Objective
Return the listing below verbatim. Pictures do not belong in the copy.

Dataset excerpt
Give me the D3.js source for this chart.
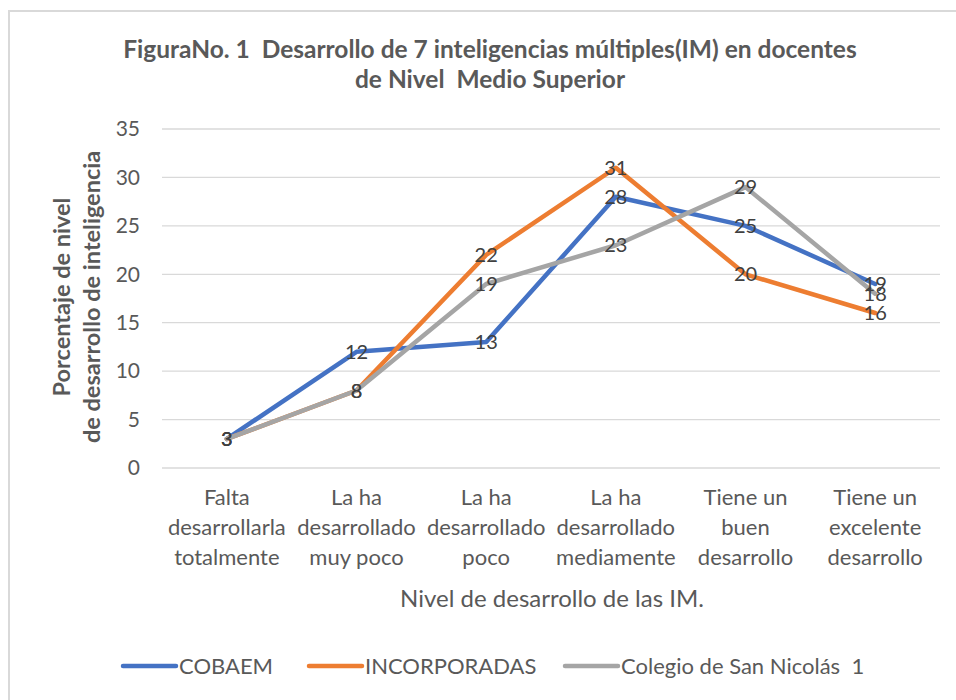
<!DOCTYPE html>
<html>
<head>
<meta charset="utf-8">
<script src="https://cdn.jsdelivr.net/npm/d3@7"></script>
<style>
  body { margin: 0; background: #fff; }
  svg { display: block; font-family: Lato, "Open Sans", sans-serif; }
</style>
</head>
<body>
<script>
var categories = [
  ['Falta', 'desarrollarla', 'totalmente'],
  ['La ha', 'desarrollado', 'muy poco'],
  ['La ha', 'desarrollado', 'poco'],
  ['La ha', 'desarrollado', 'mediamente'],
  ['Tiene un', 'buen', 'desarrollo'],
  ['Tiene un', 'excelente', 'desarrollo']
];
var series_names = ['COBAEM', 'INCORPORADAS', 'Colegio de San Nicolás  1'];
var cobaem = [3, 12, 13, 28, 25, 19];
var incorporadas = [3, 8, 22, 31, 20, 16];
var colegio = [3, 8, 19, 23, 29, 18];
var y_ticks = [0, 5, 10, 15, 20, 25, 30, 35];

var colors = ['#4472c4', '#ed7d31', '#a5a5a5'];
var all_series = [cobaem, incorporadas, colegio];

var width = 956, height = 700;
var svg = d3.select('body').append('svg').attr('width', width).attr('height', height);

// chart border
svg.append('rect').attr('x', 9).attr('y', 11).attr('width', 960).attr('height', 700)
  .attr('fill', 'none').attr('stroke', '#d9d9d9').attr('stroke-width', 2);

var x = d3.scaleBand().domain(d3.range(categories.length)).range([162, 940]);
var y = d3.scaleLinear().domain([0, 35]).range([468, 129]);

// gridlines
svg.append('g').selectAll('line').data(y_ticks).enter().append('line')
  .attr('x1', 162).attr('x2', 940)
  .attr('y1', function(d) { return y(d); }).attr('y2', function(d) { return y(d); })
  .attr('stroke', '#d9d9d9').attr('stroke-width', 1.3);

// y tick labels
var yAxis = d3.axisLeft(y).tickValues(y_ticks).tickSize(0).tickPadding(22);
var ya = svg.append('g').attr('transform', 'translate(162,0)').call(yAxis);
ya.select('.domain').remove();
ya.selectAll('text').style('font-size', '21px').attr('fill', '#595959')
  .style('font-family', 'Lato, sans-serif');

// category labels
var cat = svg.append('g').selectAll('text').data(categories).enter().append('text')
  .attr('text-anchor', 'middle').style('font-size', '22px').attr('fill', '#595959')
  .attr('x', function(d, i) { return x(i) + x.bandwidth() / 2; })
  .attr('y', 505);
cat.selectAll('tspan').data(function(d) { return d; }).enter().append('tspan')
  .attr('x', function() { return d3.select(this.parentNode).attr('x'); })
  .attr('dy', function(d, i) { return i === 0 ? 0 : 30; })
  .text(function(d) { return d; });

// axis title
svg.append('text').attr('x', 552).attr('y', 607).attr('text-anchor', 'middle')
  .style('font-size', '24px').attr('fill', '#595959').text('Nivel de desarrollo de las IM.');

// y axis title
var yt = svg.append('text').attr('transform', 'translate(0,297) rotate(-90)')
  .attr('text-anchor', 'middle').style('font-size', '23.5px').style('font-weight', 'bold')
  .attr('fill', '#595959');
yt.append('tspan').attr('x', 0).attr('y', 70).text('Porcentaje de nivel');
yt.append('tspan').attr('x', 0).attr('y', 100).text('de desarrollo de inteligencia');

// title
var tt = svg.append('text').attr('text-anchor', 'middle').style('font-size', '24.5px')
  .style('font-weight', 'bold').attr('fill', '#595959').style('white-space', 'pre');
tt.append('tspan').attr('x', 490).attr('y', 58).text('FiguraNo. 1  Desarrollo de 7 inteligencias múltiples(IM) en docentes');
tt.append('tspan').attr('x', 490).attr('y', 88).text('de Nivel  Medio Superior');

// lines
var line = d3.line()
  .x(function(d, i) { return x(i) + x.bandwidth() / 2; })
  .y(function(d) { return y(d); });

all_series.forEach(function(s, k) {
  svg.append('path').attr('d', line(s)).attr('fill', 'none')
    .attr('stroke', colors[k]).attr('stroke-width', 4.5).attr('stroke-linejoin', 'round')
    .attr('stroke-linecap', 'round');
});

// data labels
all_series.forEach(function(s, k) {
  svg.append('g').selectAll('text').data(s).enter().append('text')
    .attr('text-anchor', 'middle').style('font-size', '20px').attr('fill', '#404040')
    .attr('x', function(d, i) { return x(i) + x.bandwidth() / 2; })
    .attr('y', function(d, i) { return y(d) + 7; })
    .text(function(d) { return d; });
});

// legend
var legend_x = [121, 307, 563];
series_names.forEach(function(name, k) {
  var g = svg.append('g').attr('transform', 'translate(' + legend_x[k] + ',666)');
  g.append('line').attr('x1', 2).attr('x2', 55).attr('y1', 0).attr('y2', 0)
    .attr('stroke', colors[k]).attr('stroke-width', 4.5).attr('stroke-linecap', 'round');
  g.append('text').attr('x', 58).attr('y', 8).style('font-size', '22px')
    .style('white-space', 'pre').attr('fill', '#595959').text(name);
});
</script>
</body>
</html>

Output for this exercise
Give me the D3.js source for this chart.
<!DOCTYPE html>
<html>
<head>
<meta charset="utf-8">
<script src="https://cdn.jsdelivr.net/npm/d3@7"></script>
<style>
  body { margin: 0; background: #fff; }
  svg { display: block; font-family: Lato, "Open Sans", sans-serif; }
</style>
</head>
<body>
<script>
var categories = [
  ['Falta', 'desarrollarla', 'totalmente'],
  ['La ha', 'desarrollado', 'muy poco'],
  ['La ha', 'desarrollado', 'poco'],
  ['La ha', 'desarrollado', 'mediamente'],
  ['Tiene un', 'buen', 'desarrollo'],
  ['Tiene un', 'excelente', 'desarrollo']
];
var series_names = ['COBAEM', 'INCORPORADAS', 'Colegio de San Nicolás  1'];
var cobaem = [3, 12, 13, 28, 25, 19];
var incorporadas = [3, 8, 22, 31, 20, 16];
var colegio = [3, 8, 19, 23, 29, 18];
var y_ticks = [0, 5, 10, 15, 20, 25, 30, 35];

var colors = ['#4472c4', '#ed7d31', '#a5a5a5'];
var all_series = [cobaem, incorporadas, colegio];

var width = 956, height = 700;
var svg = d3.select('body').append('svg').attr('width', width).attr('height', height);

// chart border
svg.append('rect').attr('x', 9).attr('y', 11).attr('width', 960).attr('height', 700)
  .attr('fill', 'none').attr('stroke', '#d9d9d9').attr('stroke-width', 2);

var x = d3.scaleBand().domain(d3.range(categories.length)).range([162, 940]);
var y = d3.scaleLinear().domain([0, 35]).range([468, 129]);

// gridlines
svg.append('g').selectAll('line').data(y_ticks).enter().append('line')
  .attr('x1', 162).attr('x2', 940)
  .attr('y1', function(d) { return y(d); }).attr('y2', function(d) { return y(d); })
  .attr('stroke', '#d9d9d9').attr('stroke-width', 1.3);

// y tick labels
var yAxis = d3.axisLeft(y).tickValues(y_ticks).tickSize(0).tickPadding(22);
var ya = svg.append('g').attr('transform', 'translate(162,0)').call(yAxis);
ya.select('.domain').remove();
ya.selectAll('text').style('font-size', '21px').attr('fill', '#595959')
  .style('font-family', 'Lato, sans-serif');

// category labels
var cat = svg.append('g').selectAll('text').data(categories).enter().append('text')
  .attr('text-anchor', 'middle').style('font-size', '22px').attr('fill', '#595959')
  .attr('x', function(d, i) { return x(i) + x.bandwidth() / 2; })
  .attr('y', 505);
cat.selectAll('tspan').data(function(d) { return d; }).enter().append('tspan')
  .attr('x', function() { return d3.select(this.parentNode).attr('x'); })
  .attr('dy', function(d, i) { return i === 0 ? 0 : 30; })
  .text(function(d) { return d; });

// axis title
svg.append('text').attr('x', 552).attr('y', 607).attr('text-anchor', 'middle')
  .style('font-size', '24px').attr('fill', '#595959').text('Nivel de desarrollo de las IM.');

// y axis title
var yt = svg.append('text').attr('transform', 'translate(0,297) rotate(-90)')
  .attr('text-anchor', 'middle').style('font-size', '23.5px').style('font-weight', 'bold')
  .attr('fill', '#595959');
yt.append('tspan').attr('x', 0).attr('y', 70).text('Porcentaje de nivel');
yt.append('tspan').attr('x', 0).attr('y', 100).text('de desarrollo de inteligencia');

// title
var tt = svg.append('text').attr('text-anchor', 'middle').style('font-size', '24.5px')
  .style('font-weight', 'bold').attr('fill', '#595959').style('white-space', 'pre');
tt.append('tspan').attr('x', 490).attr('y', 58).text('FiguraNo. 1  Desarrollo de 7 inteligencias múltiples(IM) en docentes');
tt.append('tspan').attr('x', 490).attr('y', 88).text('de Nivel  Medio Superior');

// lines
var line = d3.line()
  .x(function(d, i) { return x(i) + x.bandwidth() / 2; })
  .y(function(d) { return y(d); });

all_series.forEach(function(s, k) {
  svg.append('path').attr('d', line(s)).attr('fill', 'none')
    .attr('stroke', colors[k]).attr('stroke-width', 4.5).attr('stroke-linejoin', 'round')
    .attr('stroke-linecap', 'round');
});

// data labels
all_series.forEach(function(s, k) {
  svg.append('g').selectAll('text').data(s).enter().append('text')
    .attr('text-anchor', 'middle').style('font-size', '20px').attr('fill', '#404040')
    .attr('x', function(d, i) { return x(i) + x.bandwidth() / 2; })
    .attr('y', function(d, i) { return y(d) + 7; })
    .text(function(d) { return d; });
});

// legend
var legend_x = [121, 307, 563];
series_names.forEach(function(name, k) {
  var g = svg.append('g').attr('transform', 'translate(' + legend_x[k] + ',666)');
  g.append('line').attr('x1', 2).attr('x2', 55).attr('y1', 0).attr('y2', 0)
    .attr('stroke', colors[k]).attr('stroke-width', 4.5).attr('stroke-linecap', 'round');
  g.append('text').attr('x', 58).attr('y', 8).style('font-size', '22px')
    .style('white-space', 'pre').attr('fill', '#595959').text(name);
});
</script>
</body>
</html>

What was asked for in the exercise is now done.